The veteran NASCAR driver told The Checkered Flag recently that he also expects to race in the Red Bull Global Rallycross series, as well as Robby Gordon’s Stadium Super Trucks series.

“Right now I’m talking to a few NASCAR programs to do maybe limited stuff,” Mears told The Checkered Flag. “I don’t have anything that would be a full-time ride in a NASCAR series.

“I’ve been speaking with Robby Gordon in the Stadium Super Truck program. I think that’s a really cool up-and-coming-series and I’d definitely like to be involved with the GRC. It looks like a lot of fun.

“I think there’s enough difference between all those that it could leave room for doing a bit of both so we’ll see how it works out.”

Mears did not race in the Cup Series in 2017, having lost his ride at the end of 2016 to Ty Dillon in the No. 13 Geico Chevy.
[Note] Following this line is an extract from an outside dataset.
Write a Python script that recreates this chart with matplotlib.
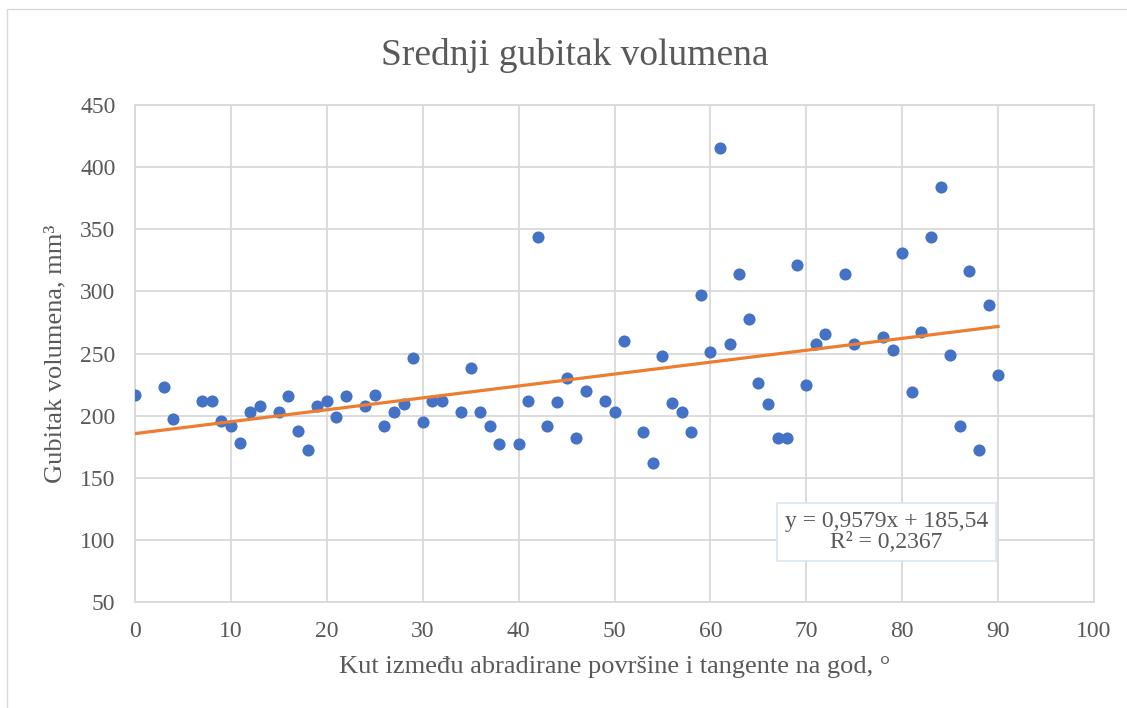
"""
Srednji gubitak volumena - scatter with linear trendline (Excel-like look)
"""
import matplotlib
matplotlib.use("Agg")
import matplotlib.pyplot as plt
from matplotlib.patches import Rectangle

# data
kut = [0, 3, 4, 7, 8, 9, 10, 11, 12, 13, 15, 16, 17, 18, 19, 20, 21, 22, 24, 25,
       26, 27, 28, 29, 30, 31, 32, 34, 35, 36, 37, 38, 40, 41, 42, 43, 44, 45, 46, 47,
       49, 50, 51, 53, 54, 55, 56, 57, 58, 59, 60, 61, 62, 63, 64, 65, 66, 67, 68, 69,
       70, 71, 72, 74, 75, 78, 79, 80, 81, 82, 83, 84, 85, 86, 87, 88, 89, 90]
gubitak = [217, 223, 197, 212, 212, 196, 192, 178, 203, 208, 203, 216, 188, 172, 208, 212, 199, 216, 208, 217,
           192, 203, 209, 246, 195, 212, 212, 203, 238, 203, 192, 177, 177, 212, 344, 192, 211, 230, 182, 220,
           212, 203, 260, 187, 162, 248, 210, 203, 187, 297, 251, 415, 258, 314, 278, 226, 209, 182, 182, 321,
           225, 258, 266, 314, 258, 263, 253, 331, 219, 267, 344, 384, 249, 192, 316, 172, 289, 233]

# trendline as given on the chart
trend_slope = 0.9579
trend_intercept = 185.54
trend_range = [0, 90]

GREY_TXT = "#595959"
BLUE = "#4472C4"
ORANGE = "#ED7D31"
GRID = "#D9D9D9"

plt.rcParams["font.family"] = ["Liberation Serif", "DejaVu Serif"]

W, H = 1127, 708
fig = plt.figure(figsize=(W / 100, H / 100), dpi=100)
ax = fig.add_axes([135 / W, 1 - 602 / H, 959 / W, 497 / H])

# chart border (right and bottom edges run off the picture)
fig.patches.append(Rectangle((7 / W, -0.05), 1.2, 1.05 - 9 / H,
                             transform=fig.transFigure, fill=False,
                             edgecolor="#D9D9D9", linewidth=1.0))

ax.scatter(kut, gubitak, s=76, color=BLUE, zorder=3, linewidths=0)
tx = trend_range
ty = [trend_slope * v + trend_intercept for v in tx]
ax.plot(tx, ty, color=ORANGE, linewidth=2.3, zorder=4)

ax.set_xlim(0, 100)
ax.set_ylim(50, 450)
ax.set_xticks(range(0, 101, 10))
ax.set_yticks(range(50, 451, 50))
ax.grid(True, color=GRID, linewidth=1.3)
ax.set_axisbelow(True)
for side in ["top", "right", "left", "bottom"]:
    ax.spines[side].set_color(GRID)
    ax.spines[side].set_linewidth(1.3)
ax.tick_params(length=0, labelsize=17, colors=GREY_TXT, pad=14)

fig.text(574.5 / W, 1 - 65 / H, "Srednji gubitak volumena", fontsize=27,
         color=GREY_TXT, ha="center", va="baseline")
ax.set_xlabel("Kut između abradirane površine i tangente na god, °", fontsize=19,
              color=GREY_TXT, labelpad=10)
ax.set_ylabel("Gubitak volumena, mm³", fontsize=19, color=GREY_TXT, labelpad=10)

eq = "y = 0,9579x + 185,54\nR² = 0,2367"
ax.text(78.35, 106.6, eq, fontsize=17, color=GREY_TXT, ha="center", va="center",
        linespacing=1.0, zorder=5,
        bbox=dict(boxstyle="square,pad=0.34", facecolor="white", edgecolor="#DAE3F3",
                  linewidth=1.2))

fig.savefig("out.png", dpi=100)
He has amassed 488 starts and one win (2007 Coca-Cola 600) in his Cup career, along with 13 top fives and 51 top 10s.

However, he did compete on a part-time basis in 2017 in the Xfinity Series, making 14 starts, with season-best finishes of ninth place at both Richmond and Road America. He also has 107 Xfinity starts with one win, 16 top fives and 34 top 10s.